After securing a meeting with Martin, the 14 have barked up the highest academic tree possible.
Eight of the 14 attended the Thursday meeting and questioned how the decision to fire the 14 mid-school year was made.
After what Greek, Latin, German and classical studies instructor Johanna Sandrock called “finger-pointing” between Foster and Martin, she said she was disappointed in the message the University is sending the world that “foreign languages are expendable.”
Martin said a group pulled together by the provost made the cut recommendation to him, which he approved.
“The recommendation came to me, and I’m responsible for it,” Martin said. “So it’s a group of one recommended by a very serious and a very thoughtful and a very sensitive group.”
Foster said eliminating the 14 was his decision. After he was handed a reduction of $700,000 to trim within his college, he eliminated programs with the fewest numbers of students.
Russian instructor Jean Rutherford said the cuts should have been made on a student per instructor basis, not students per program. Rutherford is the only Russian teacher, so her firing results in the termination of an entire language.

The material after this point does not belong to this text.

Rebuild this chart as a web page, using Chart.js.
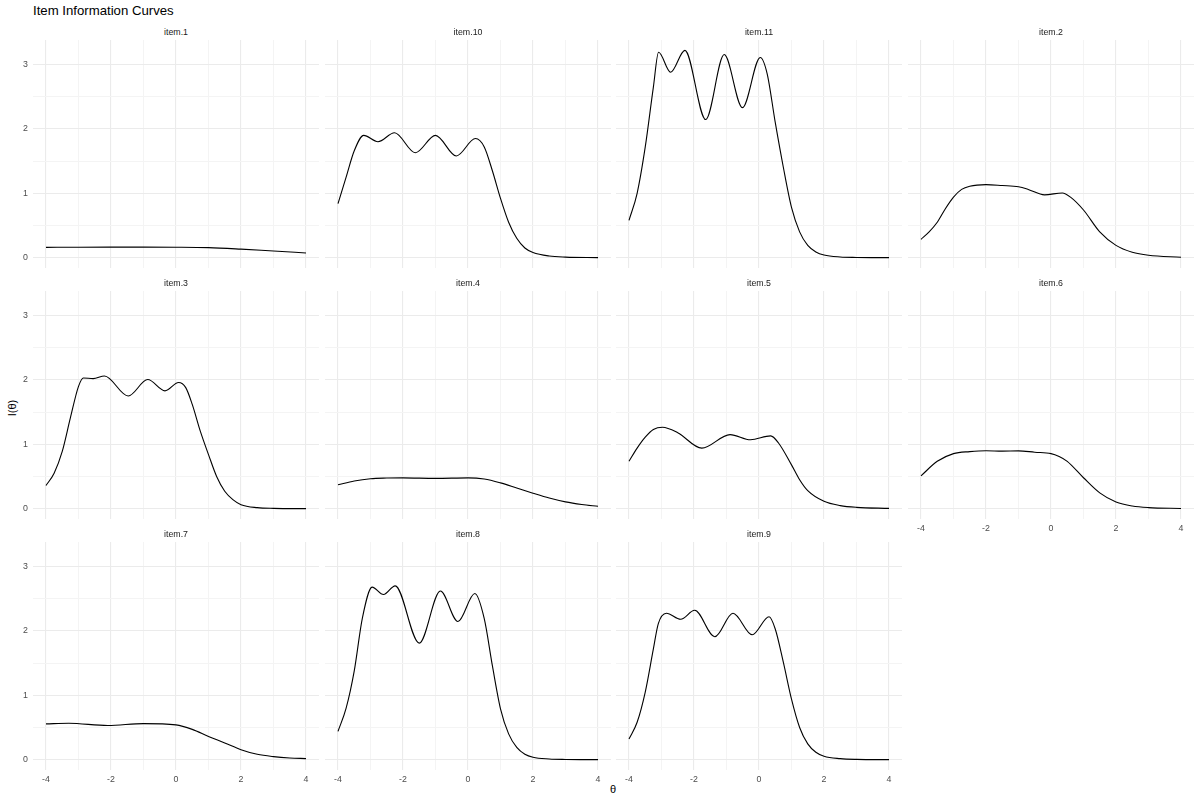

German instructor Angelika Roy questioned why foreign languages were cut as opposed to other academic areas.
“If we eliminate engineering, we’re no longer land grant,” Martin said. “If we eliminate coastal sciences, we’re no longer sea grant.”
Martin said virtually all cuts have been exhausted from areas other than the University core. He said while several foreign languages were the first to go, they won’t be the last academic programs cut.
“Depending on the circumstances, the deans have made hard choices. I stand by those choices,” Martin said. “We can’t invent solutions that don’t exist.”
Sandrock said after the meeting she still was not satisfied.
“To me there really is no responsibility,” Sandrock said. “We really need to know who is making this decision.”